En même temps s’accomplissaient les grands travaux d’embellissement dans Rome, à l’aide des richesses recueillies, par tous les moyens, dans le monde entier. On commença à tracer aussi les grandes voies qui devaient conduire du Mille d’or aux extrémités de l’univers. C’est le temps des grandes entreprises qui commencent et vont en se développant[196].

[196] Appien (De bello civili, I, XXII) indique spécialement pour les routes, qu’elles étaient données en adjudication à des entrepreneurs. « Gracchus », dit-il, « établissait de longues routes à travers l’Italie ; ainsi il s’attachait la multitude des adjudicataires de ces travaux et de leurs ouvriers : c’était une troupe toujours prête à exécuter tout ce qu’il ordonnait. »

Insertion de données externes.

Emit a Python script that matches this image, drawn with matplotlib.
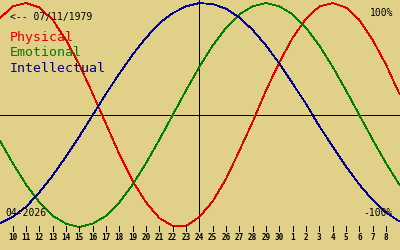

« A l’époque de Polybe », dit Marquardt[197], « la dépense la plus importante pour l’État était celle des travaux publics. C’étaient, outre les travaux d’entretien des murs, des routes et des conduites d’eau, la construction des temples, des Porticus, Basilicæ, l’établissement des voies romaines, des Fora, les installations pour les ludi circenses, les fournitures pour l’armée[198]. C’était, la plupart du temps, aux censeurs qu’était confié le soin de faire exécuter ces travaux. On y consacrait la moitié ou même une plus grande partie des vectigalia, c’est-à-dire des impôts indirects[199]. » Les temples étaient construits, « tantôt par un général, avec les produits du butin de la guerre, ou bien par les édiles, avec les produits des amendes qui leur étaient attribués, ou bien par le Sénat, en vertu d’une décision spéciale. C’est par un magistrat ayant l’imperium que les travaux étaient mis en adjudication… L’État ne se préoccupait que des moyens de communication d’intérêt général, des chaussées, des aqueducs, des ponts et des ports, tandis que les travaux municipaux, et spécialement les chemins vicinaux et les ponts y relatifs, furent laissés de plus en plus à la charge des communes[200]. »

[197] L’organisation financière des Romains, par Marquardt, trad. Vigié, p. 108.

[198] « Sulpicius prætor sex millia togarum, trigenia tunicarum et equos, deportanda in Macedoniam præbendaque arbitratu consulis locavit. » Tite-Live, XLIV, 16.

[199] Tite Live, XXIX, 44 ; XL, 51 ; XL, 46, 16 ; XLI, 27 ; XLIV, 16, 9.

[200] Marquardt, loc. cit., avec les textes nombreux des auteurs indiqués en note.

Les sociétés des publicains se portaient, parfois simultanément, adjudicataires de ces grands travaux et de la perception des impôts. Elles pouvaient y joindre les grandes entreprises de transports, que facilitaient leurs relations déjà organisées avec les provinces, ou qui, à l’inverse, leur servaient à étendre leurs propres établissements.

L’adjudication se faisait dans les mêmes formes, et aux mêmes conditions que pour les impôts. On retrouve partout les mancipes, les prædes, les garanties à fournir sur les biens, prædia subsignata, et l’adjudication devant le censeur, ou un autre magistrat, avec le cahier des charges pour les travaux à exécuter, locationes censoriæ[201].

[201] Belot, Histoire des chevaliers, p. 163. Vo Lex Puteolana parieti faciundo. Egger, Lat. Serm. vet. reliquiæ, p. 248. Mommsen, C. I. L., I, p. 577. Nombreux textes de Tite-Live et de Cicéron.

Il nous paraît incontestable que les adjudicataires de travaux, même d’intérêt privé, bénéficiaient, par le seul fait de l’intervention du magistrat dans l’adjudication, du régime spécial des sociétés de publicains. Nous voyons, en effet, que Verrès, ayant mis en adjudication publique, en sa qualité de préteur, des constructions de colonnes à faire pour un pupille, se permit d’insérer dans la Lex cette disposition : Qui de L. Marcio, M. Perpenna censoribus redemerit, eum socium ne admittito, neve ei partem dato, neve ei redimito. Voilà bien les mots caractéristiques des sociétés que nous étudions : socium admittere, partem dare ; et, cependant, il s’agit de travaux effectués par ordre de justice, sans doute, mais dans un intérêt privé. Or, Cicéron ne conteste pas à Verrès la légalité de la mesure qu’il a prise dans son cahier des charges ; mais seulement la manœuvre frauduleuse que cette mesure dissimulait[202].

[202] Cicéron, II, Verr., I, 15.

Il n’en reste pas moins vrai qu’il fallait l’intervention d’un magistrat pour obtenir ce résultat anormal, au point de vue de l’organisation des sociétés, et que, par conséquent, l’État resta toujours le maître de laisser se créer ou de défendre, à son gré, les associations de capitaux.